Seville, quality over yield

patata nueva

Seville is starting the campaign with good harvest quality for its new potatoes and yields that are within the normal range

This is how Pepe Porcel, manager of the Sevilian company Distrisur explained it to this magazine. “We have had a season with little rainfall; therefore, we won’t have a record yield per hectare, although the quality is very correct.”

The company from Seville estimates that its foreign sales will reach a volume of around 24,000 tonnes, which will virtually all go to the German market.
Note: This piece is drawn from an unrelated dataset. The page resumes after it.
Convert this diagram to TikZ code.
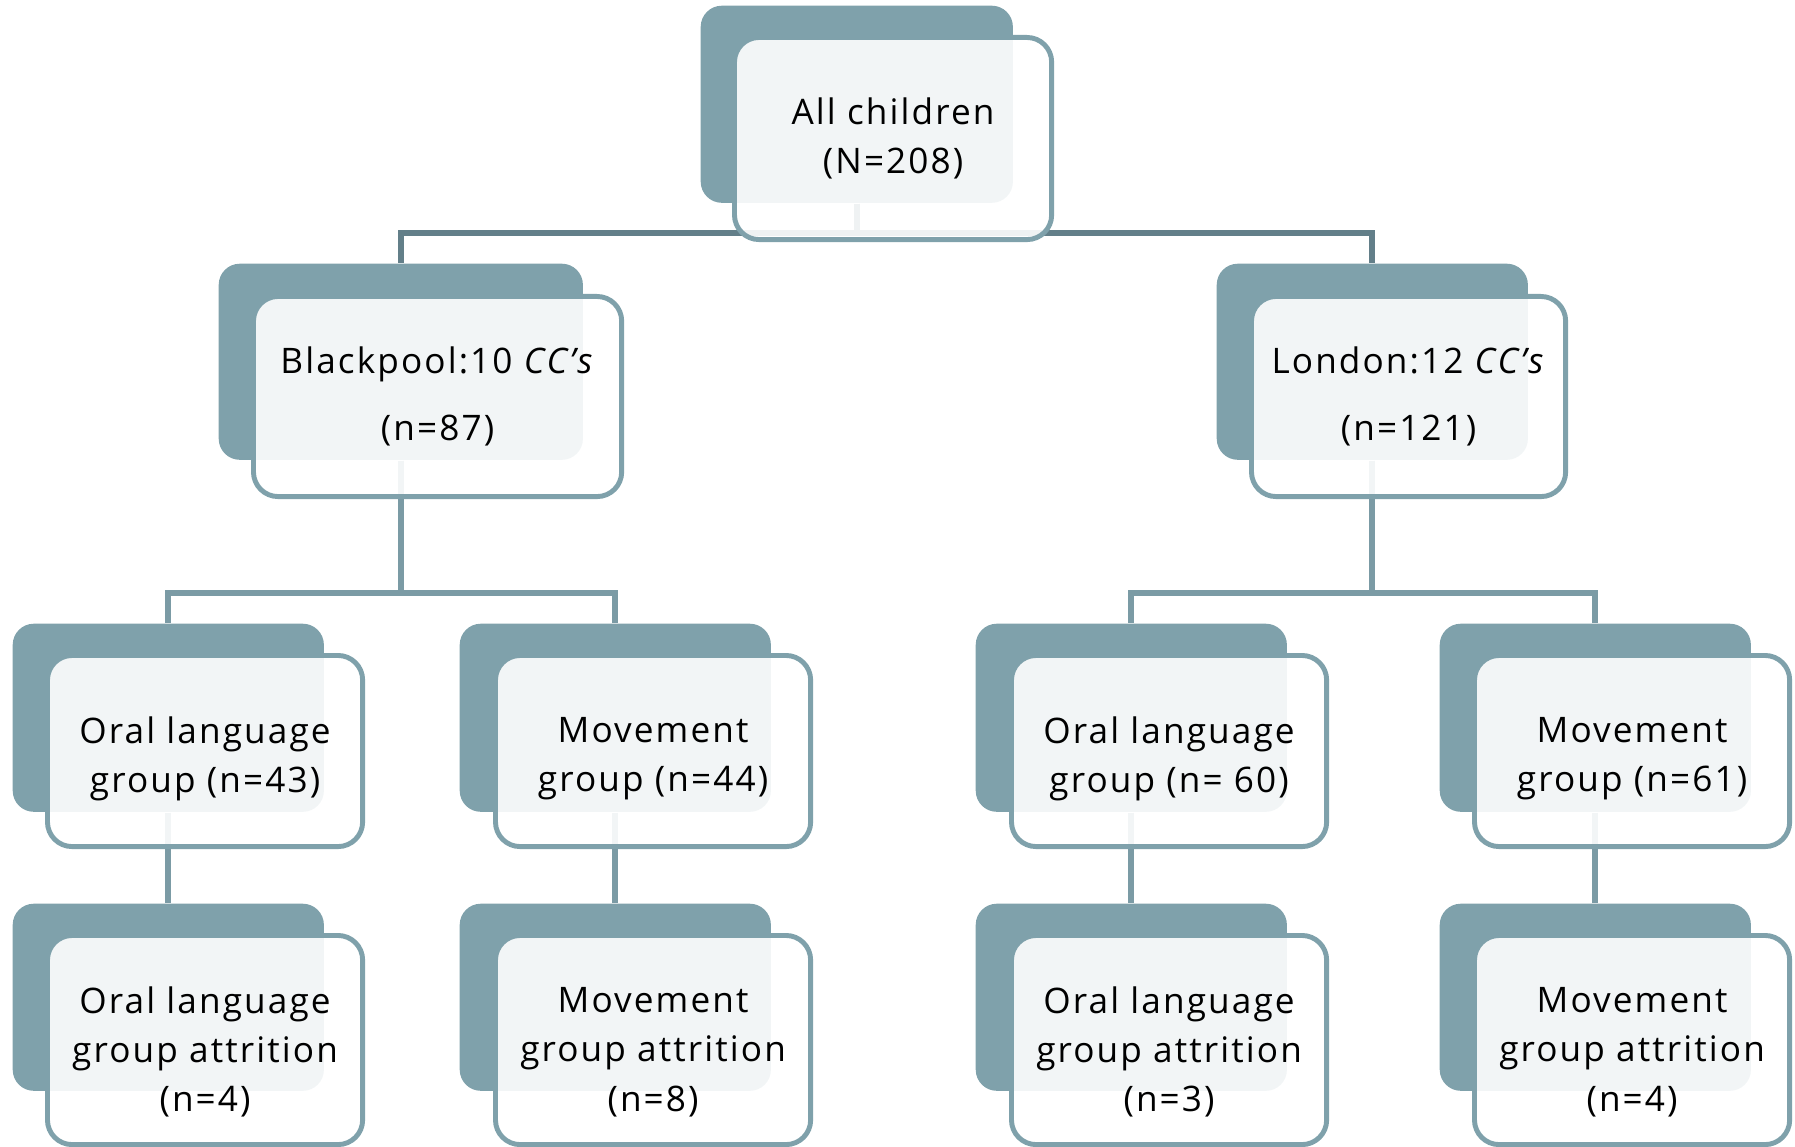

The Spanish production, which has had warm months of March and April and good temperatures, will reach the markets slightly earlier than usual (the first harvests in Seville will take place from the 29th of April and will reach the Central European markets on the 6th of May). “We will have new potatoes that are ready with perfect ripeness and I am sure the consumers will like them.”

At present, due to the scarce European potato harvest, the stocks are low and the prices for what is on offer are relatively high. “Conservation potatoes are beginning to give problems; the market is hungry for new produce, therefore the expectations are very favourable at the start of the campaign,” the executive explains.

This situation has meant that new potatoes from third countries such as Israel, Egypt and Morocco have been well received on European supermarket shelves. Spain is one of the countries that have received most potatoes from these sources. And, accordingly, Porcel indicates that “the need to change to new potato consumption can be observed. Really, I am convinced that we have created a market niche that consumers will not forget.”

The current important volumes of new potatoes from other sources are opening up the supermarket shelves to Spanish productions. “At the beginning of May, Israeli potatoes are already flagging and Egyptian ones have the same smoothness as ours, therefore the circumstances are all in favour of Spanish new potatoes.”

“More than competition, I think that these countries are opening up the way for us in the large reference chains,” the executive states.

The province of Seville, the most important producer in Andalusia seems to be keeping its surface area stable at around 10,000 hectares, after a few years where it seemed that its production was moving towards el Campo de Cartagena.